Bulldog and Panther: The 1970 May Day Rally and Yale
Panther! Bulldog! Protest!
As Friday, 1 May, dawned on the New Haven Green, members of the Chicago Seven—indicted, tried, and acquitted along with Bobby Seale for conspiracy relating to the riots that accompanied the 1968 Democratic National Convention in that city—held a press conference at the Center Church on the Green. The afternoon rally itself attracted approximately 15,000 people. Speeches and music dominated the weekend, with speakers including among others local Black Panther leaders, Chicago Seven defendants Abbie Hoffman and Jerry Rubin, and French author and activist Jean Genet.
At the encouragement of local and Yale officials, the National Guard, deployed by Connecticut Governor John Dempsey, maintained a discrete but ready presence several blocks from the Green armed with loaded rifles and tear gas.
Much of the violence during the May Day weekend took place on Friday and Saturday nights. Local police and National Guard troops used tear gas to control demonstrations, which involved bottle and rock throwing, and several bombs exploded towards the end of a rock concert at Yale’s Ingalls Rink, though there were no injuries.
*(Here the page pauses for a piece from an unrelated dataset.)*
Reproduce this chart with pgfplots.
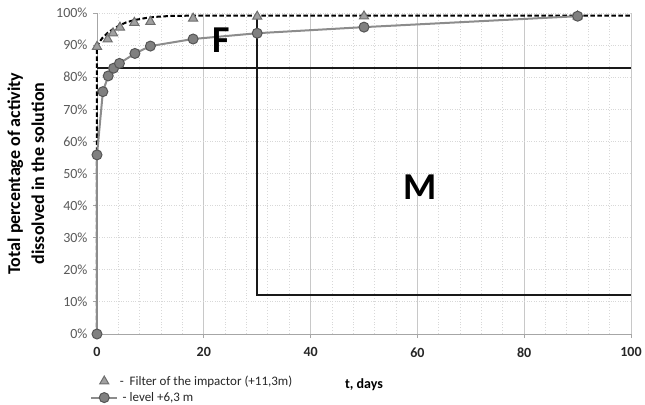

In downtown New Haven, windows in some businesses were broken and several suspicious fires occurred.
Yale student marshals were essential in communicating with protesters and keeping the peace. The New Haven FBI office maintained a large presence and FBI Director J. Edgar Hoover sent daily reports on the rally to top Nixon Administration officials. Despite pre-rally rhetoric and fears the rally was, for the most part, a non-violent protest.